4. Identify the marketplace fee components
Noon charges several fees, each shown as a separate line item. Because the exact percentages change, use the values in your settlement report or, for illustration, say a 15% category commission, plus the FBPI fulfilment fee of AED 2 per unit and a storage fee of AED 0.20 per unit.
| SKU | Commission (15%) | Fulfilment fee | Storage fee | Total fees |
|---|---|---|---|---|
| 12345 | 675 | 300 | 30 | 1,005 |
| 67890 | 360 | 160 | 16 | 536 |
5. Calculate marketplace margin
Marketplace margin is the proportion of fees to gross sales. Use the formula:
Marketplace margin = Total fees ÷ Gross sales
- SKU 12345: 1,005 ÷ 4,500 = 22.3%.
- SKU 67890: 536 ÷ 2,400 = 22.3% (coincidentally the same in this example).
A high marketplace margin erodes profit quickly. Benchmark your margin against your target (often below 20% for low‑margin categories).
6. Derive net profit per unit
Now bring everything together:
Net profit per unit = (Gross sales – COGS – Total fees) ÷ Units sold
- SKU 12345: (4,500 – 2,430 – 1,005) ÷ 150 = AED 0.71 per unit.
- SKU 67890: (2,400 – 992 – 536) ÷ 80 = AED 0.48 per unit.
These figures are the net profit per unit you need to compare against your business goals.
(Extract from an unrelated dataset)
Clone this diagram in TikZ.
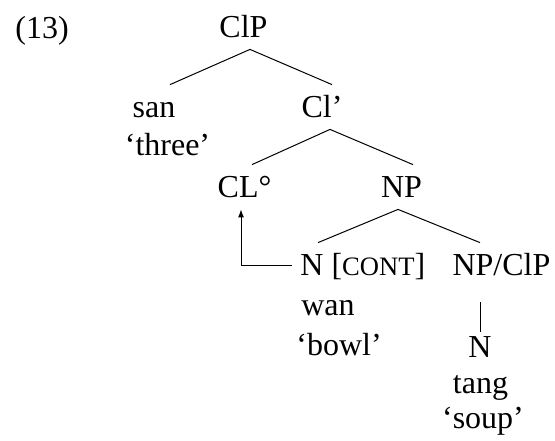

If the amount is below your minimum acceptable profit (say AED 1), consider pricing adjustments, sourcing cheaper suppliers, or dropping the SKU.
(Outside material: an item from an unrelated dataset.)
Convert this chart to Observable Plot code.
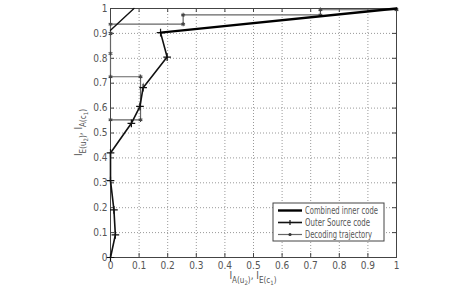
<!DOCTYPE html>
<html><head><meta charset="utf-8">
<script src="https://cdn.jsdelivr.net/npm/d3@7"></script>
<script src="https://cdn.jsdelivr.net/npm/@observablehq/plot@0.6"></script>
<style>
body{margin:0;background:#fff;}
#chart svg{font-family:"Liberation Sans Narrow","Arial Narrow","DejaVu Sans Condensed","Liberation Sans",Arial,sans-serif;}
</style></head><body><div id="chart"></div>
<script>
// tick values and labels
const tickValues = [0,0.1,0.2,0.3,0.4,0.5,0.6,0.7,0.8,0.9,1];
const tickLabels = ["0","0.1","0.2","0.3","0.4","0.5","0.6","0.7","0.8","0.9","1"];
// Outer source code (+ markers)
const outerX = [0,0.017,0.012,0,0,0.073,0.103,0.114,0.198,0.175];
const outerY = [0,0.091,0.191,0.309,0.42,0.539,0.607,0.682,0.805,0.903];
// Combined inner code (thick)
const innerX = [0.175,1];
const innerY = [0.903,1];
const innerTopX = [0,0.082];
const innerTopY = [0.913,1];
// Decoding trajectory
const trajX = [0,0.105,0.105,0,0,0,0,0.254,0.254,0.734,0.734,1];
const trajY = [0.553,0.553,0.726,0.726,0.819,0.9,0.937,0.937,0.974,0.974,0.995,0.995];
// legend entries
const legendLabels = ["Combined inner code","Outer Source code","Decoding trajectory"];

const W = 467, H = 286;
const mL = 110, mR = 71, mT = 8, mB = 29;
const ph = H - mT - mB, pw = W - mL - mR;

const outer = outerX.map((x,i)=>({x, y: outerY[i]}));
const inner = innerX.map((x,i)=>({x, y: innerY[i]}));
const innerTop = innerTopX.map((x,i)=>({x, y: innerTopY[i]}));
const traj = trajX.map((x,i)=>({x, y: trajY[i]}));
const fmt = d => tickLabels[tickValues.findIndex(v => Math.abs(v - d) < 1e-9)];

const plot = Plot.plot({
  width: W, height: H,
  marginLeft: mL, marginRight: mR, marginTop: mT, marginBottom: mB,
  style: {background: "#fff", fontSize: "10px", color: "#444"},
  x: {domain: [0,1], label: null},
  y: {domain: [0,1], label: null},
  marks: [
    Plot.gridX(tickValues, {stroke: "#999", strokeOpacity: 1, strokeDasharray: "1,2"}),
    Plot.gridY(tickValues, {stroke: "#999", strokeOpacity: 1, strokeDasharray: "1,2"}),
    Plot.tickX(tickValues, {x: d=>d, stroke: "#444", insetTop: ph-4}),
    Plot.tickX(tickValues, {x: d=>d, stroke: "#444", insetBottom: ph-4}),
    Plot.tickY(tickValues, {y: d=>d, stroke: "#444", insetRight: pw-4}),
    Plot.tickY(tickValues, {y: d=>d, stroke: "#444", insetLeft: pw-4}),
    Plot.frame({stroke: "#444", strokeWidth: 1}),
    Plot.axisX(tickValues, {tickSize: 0, tickPadding: 4, fill: "#555", tickFormat: fmt, label: null}),
    Plot.axisY(tickValues, {tickSize: 0, tickPadding: 3, fill: "#555", tickFormat: fmt, label: null}),
    Plot.line(traj, {x: "x", y: "y", stroke: "#666", strokeWidth: 1.2}),
    Plot.dot(traj, {x: "x", y: "y", symbol: "asterisk", r: 2, stroke: "#444", strokeWidth: 1.1}),
    Plot.line(outer, {x: "x", y: "y", stroke: "#111", strokeWidth: 1.6}),
    Plot.dot(outer, {x: "x", y: "y", symbol: "plus", r: 2.6, stroke: "#111", strokeWidth: 1.2}),
    Plot.line(inner, {x: "x", y: "y", stroke: "#000", strokeWidth: 2.4}),
    Plot.line(innerTop, {x: "x", y: "y", stroke: "#111", strokeWidth: 1.4})
  ]
});
document.getElementById("chart").appendChild(plot);

const svg = d3.select(plot);
const xs = plot.scale("x"), ys = plot.scale("y");
const cx = (xs.apply(0)+xs.apply(1))/2, cy = (ys.apply(0)+ys.apply(1))/2;

// x axis label with subscripts
const xl = svg.append("text").attr("x", cx).attr("y", 279).attr("text-anchor","middle")
  .attr("fill","#555").attr("font-size", 10);
xl.append("tspan").text("I");
xl.append("tspan").attr("dy", 4).attr("font-size", 8).text("A(u");
xl.append("tspan").attr("dy", 2).attr("font-size", 6).text("2");
xl.append("tspan").attr("dy", -2).attr("font-size", 8).text(")");
xl.append("tspan").attr("dy", -4).text(", I");
xl.append("tspan").attr("dy", 4).attr("font-size", 8).text("E(c");
xl.append("tspan").attr("dy", 2).attr("font-size", 6).text("1");
xl.append("tspan").attr("dy", -2).attr("font-size", 8).text(")");

// y axis label with subscripts
const yl = svg.append("text").attr("transform", `translate(82,${cy}) rotate(-90)`)
  .attr("text-anchor","middle").attr("fill","#555").attr("font-size", 10);
yl.append("tspan").text("I");
yl.append("tspan").attr("dy", 4).attr("font-size", 8).text("E(u");
yl.append("tspan").attr("dy", 2).attr("font-size", 6).text("2");
yl.append("tspan").attr("dy", -2).attr("font-size", 8).text(")");
yl.append("tspan").attr("dy", -4).text(", I");
yl.append("tspan").attr("dy", 4).attr("font-size", 8).text("A(c");
yl.append("tspan").attr("dy", 2).attr("font-size", 6).text("1");
yl.append("tspan").attr("dy", -2).attr("font-size", 8).text(")");

// legend box
const lg = svg.append("g").attr("text-anchor", "start");
const lx = 273, ly = 203, lw = 111, lh = 38;
lg.append("rect").attr("x", lx).attr("y", ly).attr("width", lw).attr("height", lh)
  .attr("fill", "#fff").attr("stroke", "#444");
const rowY = [210.5, 222.5, 234.5];
const textLen = [73, 65, 67];
const styles = [
  {stroke:"#000", w:2.4, sym:null},
  {stroke:"#111", w:1.6, sym:"plus"},
  {stroke:"#666", w:1.2, sym:"star"}
];
legendLabels.forEach((t,i)=>{
  const s = styles[i];
  lg.append("line").attr("x1", lx+5).attr("x2", lx+29).attr("y1", rowY[i]).attr("y2", rowY[i])
    .attr("stroke", s.stroke).attr("stroke-width", s.w);
  if (s.sym === "plus") {
    lg.append("path").attr("d", "M-2.6,0H2.6M0,-2.6V2.6")
      .attr("transform", `translate(${lx+17},${rowY[i]})`).attr("fill","none").attr("stroke","#111").attr("stroke-width",1.2);
  } else if (s.sym === "star") {
    lg.append("circle").attr("cx", lx+17).attr("cy", rowY[i]).attr("r", 1.6).attr("fill", "#333");
  }
  lg.append("text").attr("x", lx+32).attr("y", rowY[i]).attr("dy","0.35em").attr("text-anchor","start")
    .attr("font-size", 10).attr("fill","#555")
    .attr("textLength", textLen[i]).attr("lengthAdjust", "spacingAndGlyphs").text(t);
});
</script></body></html>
7. Spotting trends across the catalogue
When you have dozens of SKUs, summarise the data in a pivot table:
- Group by product category.
- Average gross profit, marketplace margin, and net profit per unit.
- Highlight categories where margin exceeds 25% or net profit per unit is negative.
This visual overview helps you decide where to focus marketing spend and where to prune inventory.
8. Adjusting for returns and refunds
Returned items generate additional costs:
- Reverse‑logistics fee (often a flat AED 5 per return).
- Restocking charge (e.g., 10% of the purchase price).
Add a returns column to your P&L and recalculate net profit per unit. If returns push a SKU into loss, investigate the cause – quality issues, inaccurate sizing, or misleading listings.
9. Factoring in advertising spend
If you run Noon Sponsored Products, the ad spend appears as a separate line item. Treat it like any other fee:
Adjusted net profit per unit = Net profit per unit – (Ad spend ÷ Units sold)
For instance, if you spent AED 300 on ads for SKU 12345, the adjusted profit becomes:
0.71 – (300 ÷ 150) = 0.71 – 2.00 = -1.29 AED per unit.
A negative adjusted profit signals that the campaign is not sustainable. Either improve conversion rates or reallocate the budget.
10. Building a regular review routine
- Weekly: Pull the latest settlement report, update the SKU spreadsheet, and flag any unit that fell below the profit threshold.
- Monthly: Review trends, adjust pricing, and negotiate with suppliers if a whole category is under‑performing.
- Quarterly: Re‑evaluate your fee assumptions (commission rates may change) and run a scenario analysis for new product launches.
Consistent monitoring prevents small leaks from becoming large losses.
11. Practical tips for improving Noon profit
- Bundle low‑margin SKUs with higher‑margin accessories to raise average order value.
- Optimise packaging to reduce fulfilment weight, thereby lowering the per‑unit fulfilment fee.
- Use Noon’s bulk upload tool to keep inventory data accurate; mismatched stock leads to cancellations and hidden costs.
- Negotiate storage discounts during off‑peak months if you have a large volume of slow‑moving items.
- Test price elasticity: raise the price by 5% on a SKU with a 22% marketplace margin and watch the impact on units sold and net profit per unit.
12. Conclusion
Reading a marketplace P&L is not a one‑off exercise. By breaking down revenue, COGS, and each fee line, you can calculate SKU profitability, understand your marketplace margin, and arrive at a realistic net profit per unit. Use the steps above to turn raw numbers into decisions that protect your bottom line and grow your Noon business.
All monetary examples are illustrative. Check the current rate in your settlement report for accurate calculations.